I just have a few questions involving the continuous dual of $\mathbb{R}^{N}$. We know that the dual $(\mathbb{R}^{N})^{*}$ of $\mathbb{R}^{N}$ is the space of all linear forms $$a: \mathbb{R}^{N} \rightarrow \mathbb{R} \text{ } \text{ such that } x \mapsto \langle a,x \rangle$$ Consider the mapping $\pi: (\mathbb{R}^{N})^{*} \rightarrow \mathbb{R}^{N}$ defined as
$$\langle a,x \rangle = (\pi a,x ) \text{ }\text{ where }a \in (\mathbb{R}^{N})^{*}, x \in \mathbb{R}^{N}$$
where $(\cdot,\cdot)$ is the scalar product. If we have are given a function $$F: \mathbb{R}^{N} \rightarrow (\mathbb{R}^{N})^{*}$$
then it follows that $$\langle F(x),y \rangle = (\pi F(x),y) = \sum_{j}F_{j}(x)y_{j}$$
- I want to show that if the functions $F_{1}(x),...,F_{N}(x)$ are continuous then $F$ is continuous. Is the following proof fine:
Take $x_{n} \rightarrow x$ in $\mathbb{R}^{N}$. Then since each of $F_{1}(x_{n}) \rightarrow F_{1}(x)...F_{N}(x_{n}) \rightarrow F_{n}(x)$ it follows that $\langle F(x_{N}),y \rangle \rightarrow \langle F(x),y \rangle$ for any $y \in \mathbb{R}^{N}$. Therefore we have that $F(x_{n}) \rightharpoonup^{*} F(x)$(weak star convergence) and since $(R^{N})^{*}$ is finite-dimensional, this is the same as $F(x_{n}) \rightarrow F(x)$. This shows that $F$ is continuous. Firstly is this proof fine and secondly is there a better way to show continuity?

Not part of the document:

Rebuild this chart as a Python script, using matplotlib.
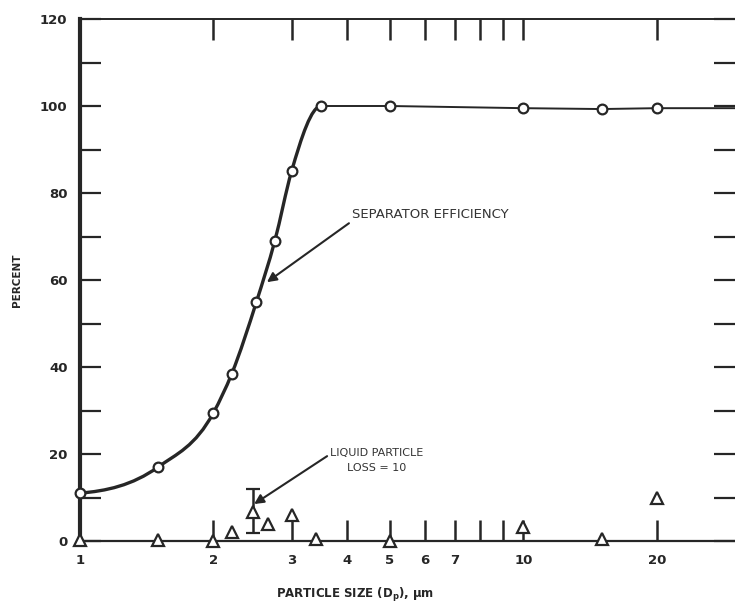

2.What are the properties that defines the mapping $\pi: (\mathbb{R}^{N})^{*} \rightarrow \mathbb{R}^{N}$? I suspect that it is at least linear and bijective but I think by the Ries-representation theorem it follows that it is even an isometry?
Thanks for any assistance.
If $F$ is as defined in the OP, let $M=\max{\{\|F_j\|\}}$. Since all norms on $\Bbb R$ are equivalent, take $\|x\|:=\sum\limits_j|x_j|$. Thus: \begin{align*} \|F\|&=\sup{\{\|F(x)\|\,\mid\,0\leq \|x\|\leq 1\}}=\sup{\left\{\sup{\{|\left<F(x),y\right>|\,\mid\,0\leq \|y\|\leq 1\}}\,\mid\,0\leq \|x\|\leq 1\right\}}\\ &=\sup{\left\{\sup{\left\{\left|\sum_jF_j(x)y_j\right|\,\mid\,0\leq \|y\|\leq 1\right\}}\,\mid\,0\leq \|x\|\leq 1\right\}}\\ &\leq\sup{\left\{\sup{\left\{\sum_j\left|F_j(x)y_j\right|\,\mid\,0\leq \|y\|\leq 1\right\}}\,\mid\,0\leq \|x\|\leq 1\right\}}\\ &\leq\sup{\left\{\sup{\left\{\sum_j(\|F_j\|)(\|x\|)\left|y_j\right|\,\mid\,0\leq \|y\|\leq 1\right\}}\,\mid\,0\leq \|x\|\leq 1\right\}}\\ &\leq\sup{\left\{\sup{\left\{M\|x\|\sum_j\left|y_j\right|\,\mid\,0\leq \|y\|\leq 1\right\}}\,\mid\,0\leq \|x\|\leq 1\right\}}\\ &=\sup{\left\{M\|x\|\cdot\sup{\left\{\|y\|\,\mid\,0\leq \|y\|\leq 1\right\}}\,\mid\,0\leq \|x\|\leq 1\right\}}\\ &=M\sup{\{\|x\|\,\mid\,0\leq \|x\|\leq 1\}}=M. \end{align*} So we have that $F$ is bounded and hence continuous.